Does gradient boosted trees generally perform better than random forest? Let’s see that. But, first what are these methods? Random forest and boosting are ensemble methods, proved to generally perform better than than basic algorithms.
Let’s start with bagging, an ensemble of decision trees. Random forest is an improvement over bagging. It reduces variance. Random forest build trees in parallel, while in boosting, trees are built sequentially i.e. each tree is grown using information from previously grown trees unlike in bagging where we create multiple copies of original training data and fit separate decision tree on each. That’s why it generally performs better than random forest.

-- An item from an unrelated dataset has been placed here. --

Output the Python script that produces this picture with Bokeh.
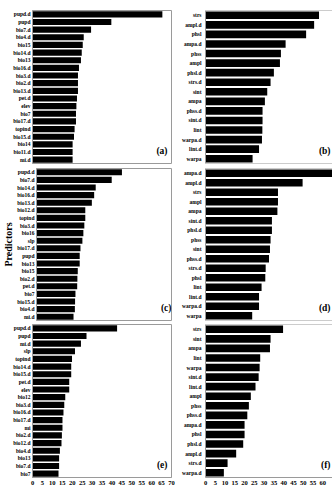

One drawback of gradient boosted trees is that they have a number of hyperparameters to tune, while random forest is practically tuning-free (has only one hyperparameter i.e. number of features to randomly select from set of features). Though both random forests and boosting trees are prone to overfitting, boosting models are more prone.
Random forest build treees in parallel and thus are fast and also efficient. Parallelism can also be achieved in boosted trees. XGBoost1, a gradient boosting library, is quite famous on kaggle2 for its better results. It provides a parallel tree boosting (also known as GBDT, GBM).
A research paper in 2015 proposes another ensemble method, Randomer forest3, claiming to outperform other methods.
The conclusion is that use gradient boosting with proper parameter tuning. It will almost always beat random forest.